I'm working on a new GUI library which is going to be published in the future. To make writing more comfortable and the macro more elegant, some unstable features are necessary. But almost all the crates I ever used only use stable features, so I don't know how to choose.
I want to simplify the code, but I am worried about potential safety problems. I wonder how others make the choice (I know Rocket, but heard there are some safety problems), and how to determine the safety and completion of an unstable feature (via tracking issues on GitHub).
This makes it sound to me like you use the nightly features only for convenience and not to implement the core functionality of your crate. In that case maybe you could make the nightly features opt-in, by hiding them behind a feature gate in your crate. I.e. a feature nightly which users can enable if they want to use the macro that is more elegant. Stable users would need to use the less-ergonomic, stable version of that macro instead.
Uh, it is to implement the core functionality. For example:
impl Element for CustomElement {
type Children<Str> = impl Structure;
fn children<Str>(slot_structure: Str) -> Self::Children<Str> {
build! {
Div {
prop1: todo!(),
prop2: todo!(),
@extend slot_structure;
@extend structure_from_other_function();
}
}
}
}
If I don't use impl_trait_in_assoc_type, I must figure out how to "give" user the type Self::Children<Str>. To do this, I must know what's the returning type of structure_from_other_function. This is just an example, there only will be more complex in practical case. Then, the code soon messed up.
Here I mean to make the macro syntax more elegant, which influences the implementation way.
Btw, how to determine which toolchain is used to compile the crate, nightly, beta or stable?
There are a few nightly-only crates on crates.io, but there are downsides:
Less than a third of Rust users use nightly, so you'll have fewer potential users.

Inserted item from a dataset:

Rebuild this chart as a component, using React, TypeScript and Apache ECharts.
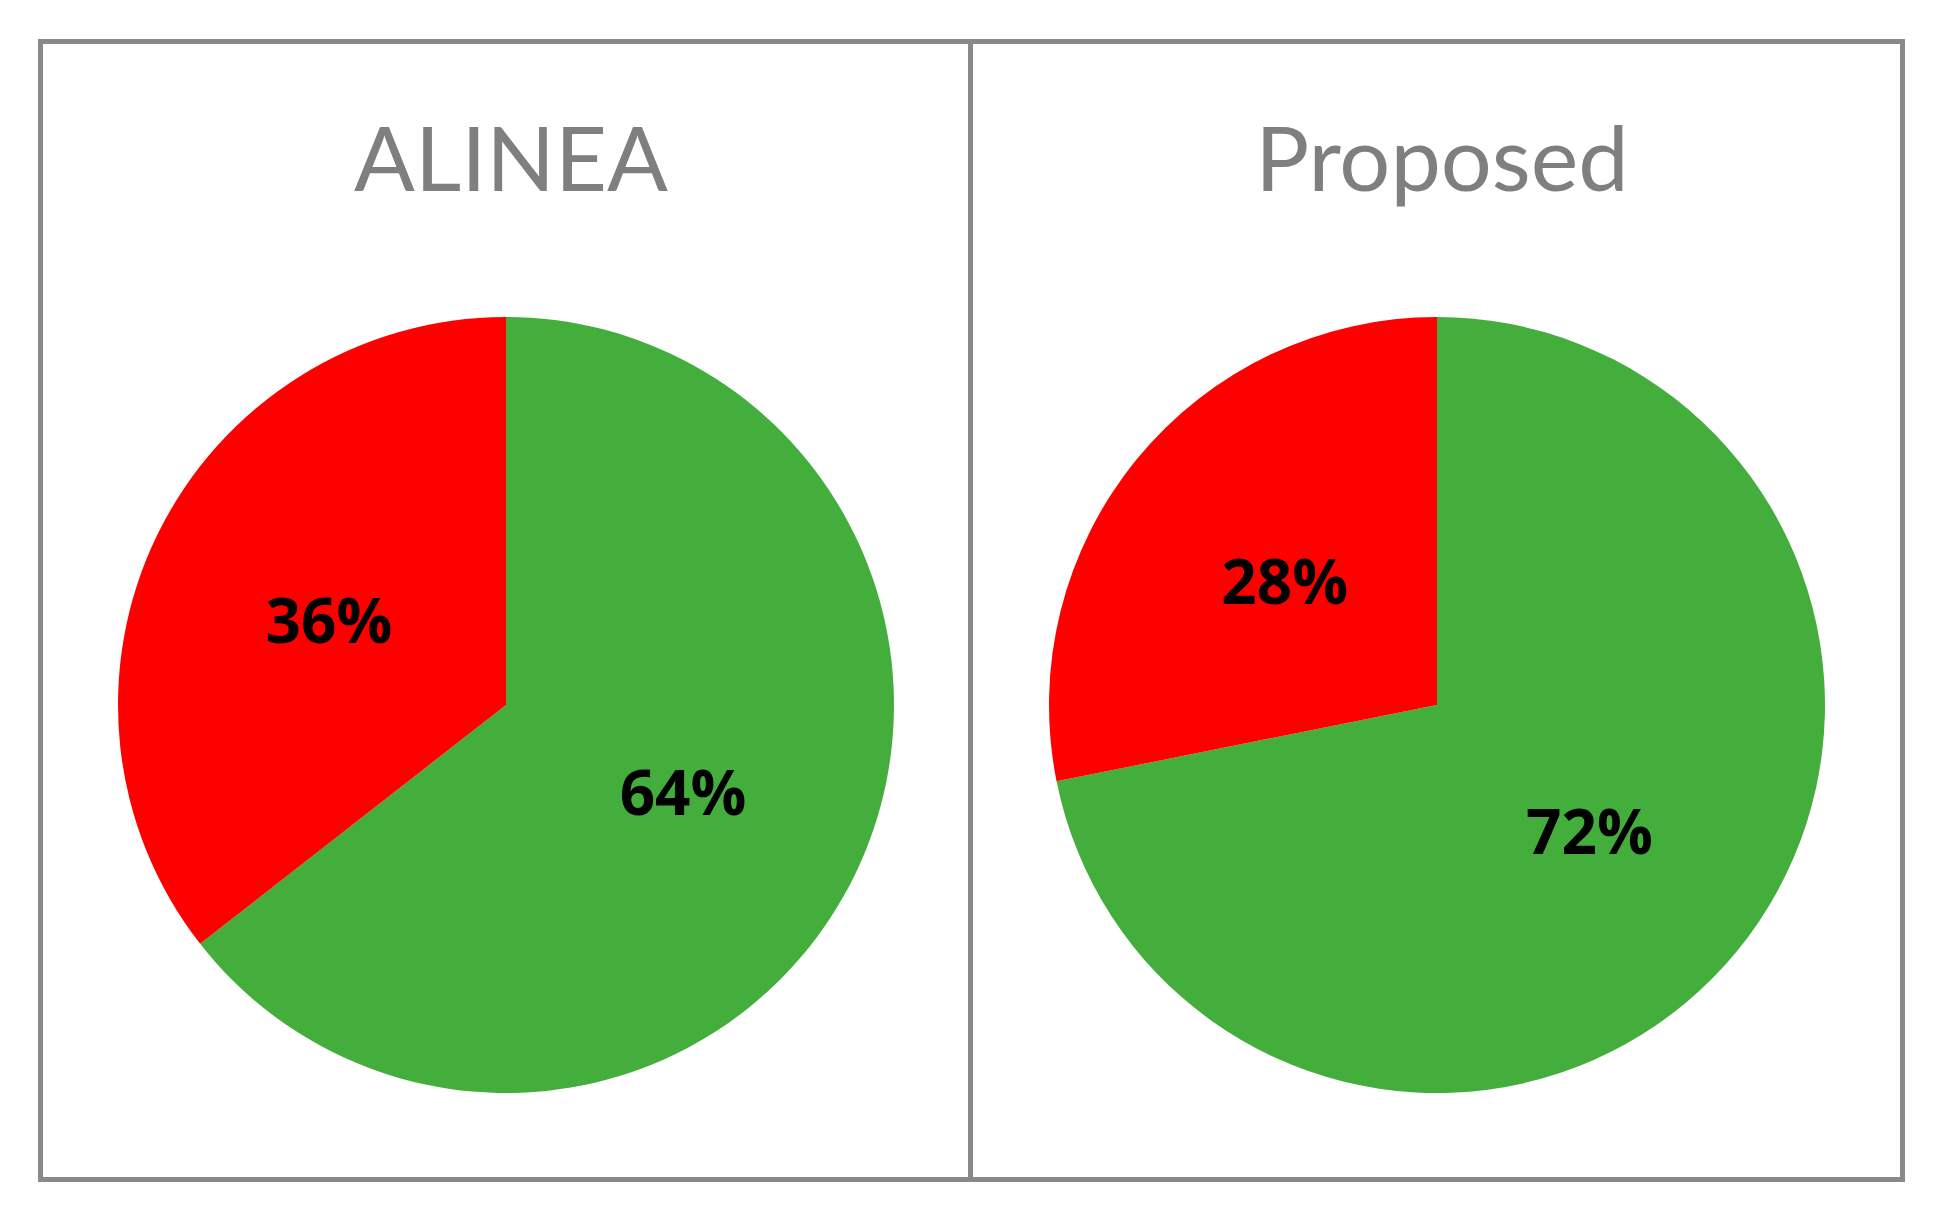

Nightly gives no stability guarantees for the nightly features. They could change or be removed, breaking your crate.
I suggest check the tracking issue for the nightly features you plan to use to judge whether they may be stabilized soon as-is (in that case using nightly may be OK, because you'll be able to switch to stable when these features get stabilized). But some nightly features are stuck in limbo or are not even planned to ever stabilize. Using these will make your crate second-class forever.
Thanks a lot. But I only saw return_position_impl_trait_in_trait, excluding impl_trait_in_assoc_type, which is the key of the core API. But it doesn't matter. Now I know where to find these announcements. I'll be watching them.